Una morte da martire: l'ultima sfida di Gheddafi

Dalla Rassegna stampa

Nella guerra civile libica molte volte è stato evocato il martirio. Immediatamente dopo l'inizio della rivolta, Gheddafi dichiarò che sarebbe morto come martire per difendere la sua Libia. Quando pochi giorni fa il suo corpo è stato trasportato a Misurata, le urla che lo hanno accolto inneggiavano al sangue dei martiri ribelli. Da ultimo, il clan tribale di Gheddafi, ha chiesto ufficialmente che il corpo dei «martiri uccisi» (Gheddafi, familiari e suoi seguaci) sia loro consegnato per una degna sepoltura.

Il martirio è ora evocato anche da Gheddafi, dopo la sua morte, tramite le sue ultime volontà. Gheddafi chiede di essere seppellito come un martire, nelle vesti in cui fu ucciso e senza lavaggio rituale, perché il sangue del martire non è impuro. Il sangue del corpo martoriato è infatti prova della sua fede pura e lo deve seguire nella tomba, prima che egli salga subito in Paradiso. Seppellire un defunto senza lavaggio rituale e nel proprio sangue, come un martire, ha quindi un significato profondo, come misura della propria legittimità anche religiosa, davanti a Dio e alla comunità musulmana.

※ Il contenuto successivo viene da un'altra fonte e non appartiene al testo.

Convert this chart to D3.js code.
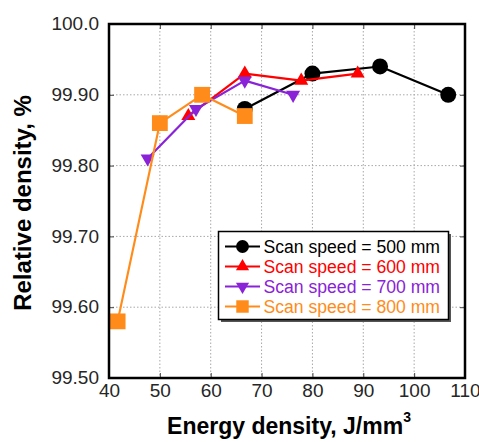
<!DOCTYPE html>
<html>
<head>
<meta charset="utf-8">
<script src="https://cdn.jsdelivr.net/npm/d3@7"></script>
<style>
  html, body { margin: 0; padding: 0; background: #fff; }
  svg { display: block; font-family: "Liberation Sans", Arial, sans-serif; }
</style>
</head>
<body>
<svg id="chart" width="479" height="442"></svg>
<script>
// Energy density (J/mm^3) and relative density (%) for each scan speed
const energy500 = [66.7, 80.0, 93.3, 106.7];
const density500 = [99.88, 99.93, 99.94, 99.90];
const energy600 = [55.6, 66.7, 77.8, 88.9];
const density600 = [99.87, 99.93, 99.92, 99.93];
const energy700 = [47.6, 57.1, 66.7, 76.2];
const density700 = [99.81, 99.88, 99.92, 99.90];
const energy800 = [41.7, 50.0, 58.3, 66.7];
const density800 = [99.58, 99.86, 99.90, 99.87];

const seriesNames = ["Scan speed = 500 mm", "Scan speed = 600 mm", "Scan speed = 700 mm", "Scan speed = 800 mm"];
const xTicks = [40, 50, 60, 70, 80, 90, 100, 110];
const yTicks = [99.5, 99.6, 99.7, 99.8, 99.9, 100.0];
const yTickLabels = ["99.50", "99.60", "99.70", "99.80", "99.90", "100.0"];

const series = [
  { name: seriesNames[0], x: energy500, y: density500, color: "#000000", symbol: d3.symbolCircle, size: 200, legendSize: 130 },
  { name: seriesNames[1], x: energy600, y: density600, color: "#ff0000", symbol: d3.symbolTriangle, size: 85, legendSize: 75 },
  { name: seriesNames[2], x: energy700, y: density700, color: "#8a22d8", symbol: d3.symbolTriangle, rotate: 180, size: 85, legendSize: 75 },
  { name: seriesNames[3], x: energy800, y: density800, color: "#ff8c1a", symbol: d3.symbolSquare, size: 250, legendSize: 155 }
];

const svg = d3.select("#chart");
const plotL = 109, plotR = 465, plotT = 24, plotB = 378;

const x = d3.scaleLinear().domain([40, 110]).range([plotL, plotR]);
const y = d3.scaleLinear().domain([99.5, 100.0]).range([plotB, plotT]);

// dotted grid
const grid = svg.append("g");
grid.selectAll("line.gx").data(xTicks.slice(1, -1)).join("line")
  .attr("x1", d => x(d)).attr("x2", d => x(d))
  .attr("y1", plotT).attr("y2", plotB)
  .attr("stroke", "#a8a8a8").attr("stroke-width", 1).attr("stroke-dasharray", "1.5,2");
grid.selectAll("line.gy").data(yTicks.slice(1, -1)).join("line")
  .attr("x1", plotL).attr("x2", plotR)
  .attr("y1", d => y(d)).attr("y2", d => y(d))
  .attr("stroke", "#a8a8a8").attr("stroke-width", 1).attr("stroke-dasharray", "1.5,2");

// axes with inward ticks
const axisColor = "#444";
const xAxisB = svg.append("g").attr("transform", `translate(0,${plotB})`)
  .call(d3.axisBottom(x).tickValues(xTicks).tickSizeInner(-5).tickSizeOuter(0).tickPadding(10));
const xAxisT = svg.append("g").attr("transform", `translate(0,${plotT})`)
  .call(d3.axisTop(x).tickValues(xTicks).tickSizeInner(-5).tickSizeOuter(0).tickFormat(""));
const yAxisL = svg.append("g").attr("transform", `translate(${plotL},0)`)
  .call(d3.axisLeft(y).tickValues(yTicks).tickSizeInner(-5).tickSizeOuter(0).tickPadding(10)
    .tickFormat((d, i) => yTickLabels[i]));
const yAxisR = svg.append("g").attr("transform", `translate(${plotR},0)`)
  .call(d3.axisRight(y).tickValues(yTicks).tickSizeInner(-5).tickSizeOuter(0).tickFormat(""));

[xAxisB, xAxisT, yAxisL, yAxisR].forEach(g => {
  g.select(".domain").remove();
  g.selectAll(".tick line").attr("stroke", axisColor);
});
xAxisB.selectAll("text").attr("font-size", 19).attr("fill", "#262626")
  .attr("font-family", "Liberation Sans, Arial, sans-serif").attr("dy", "0.71em").attr("y", 6);
yAxisL.selectAll("text").attr("font-size", 19).attr("fill", "#262626")
  .attr("font-family", "Liberation Sans, Arial, sans-serif").attr("dy", "0.3em");

// series lines and markers
const line = d3.line().x(d => x(d[0])).y(d => y(d[1]));
series.forEach(s => {
  const pts = s.x.map((v, i) => [v, s.y[i]]);
  const g = svg.append("g");
  g.append("path").attr("d", line(pts)).attr("fill", "none")
    .attr("stroke", s.color).attr("stroke-width", 2.2).attr("stroke-linejoin", "round");
  g.selectAll("path.m").data(pts).join("path")
    .attr("d", d3.symbol().type(s.symbol).size(s.size))
    .attr("transform", d => `translate(${x(d[0])},${y(d[1])})` + (s.rotate ? ` rotate(${s.rotate})` : ""))
    .attr("fill", s.color);
});

// plot frame
svg.append("rect").attr("x", plotL).attr("y", plotT)
  .attr("width", plotR - plotL).attr("height", plotB - plotT)
  .attr("fill", "none").attr("stroke", "#000").attr("stroke-width", 2.5);

// legend
const lg = svg.append("g");
const lx = 218.5, ly = 231.5, lw = 230, lh = 88;
lg.append("rect").attr("x", lx + 2.5).attr("y", ly + 2.5).attr("width", lw).attr("height", lh).attr("fill", "#555");
lg.append("rect").attr("x", lx).attr("y", ly).attr("width", lw).attr("height", lh)
  .attr("fill", "#fff").attr("stroke", "#000").attr("stroke-width", 1.5);
series.forEach((s, i) => {
  const ry = 246.5 + i * 20;
  lg.append("line").attr("x1", 225).attr("x2", 260).attr("y1", ry).attr("y2", ry)
    .attr("stroke", s.color).attr("stroke-width", 2.2);
  lg.append("path").attr("d", d3.symbol().type(s.symbol).size(s.legendSize))
    .attr("transform", `translate(242.5,${ry})` + (s.rotate ? ` rotate(${s.rotate})` : ""))
    .attr("fill", s.color);
  lg.append("text").attr("x", 263.5).attr("y", ry).attr("dy", "0.36em")
    .attr("font-size", 17.6).attr("fill", s.color).text(s.name);
});

// axis titles
const xt = svg.append("text").attr("x", 289).attr("y", 433.5).attr("text-anchor", "middle")
  .attr("font-size", 23).attr("font-weight", "bold").attr("fill", "#000");
xt.append("tspan").text("Energy density, J/mm");
xt.append("tspan").attr("dy", -12).attr("font-size", 14).text("3");

svg.append("text").attr("transform", "translate(31,203) rotate(-90)")
  .attr("text-anchor", "middle").attr("font-size", 24).attr("font-weight", "bold")
  .attr("fill", "#000").text("Relative density, %");
</script>
</body>
</html>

La richiesta di Gheddafi tocca un punto sensibile e vuole riaffermare la propria legittimità, anche dopo la morte. Vuole gettare in campo, più che la richiesta di un gesto di pietà, un'ulteriore sfida: lasciare il corpo insanguinato alle esequie dei familiari, perché ne facciano un martire, oppure lavarlo e ripulirlo, e poi restituirlo, senza che ciò possa accadere?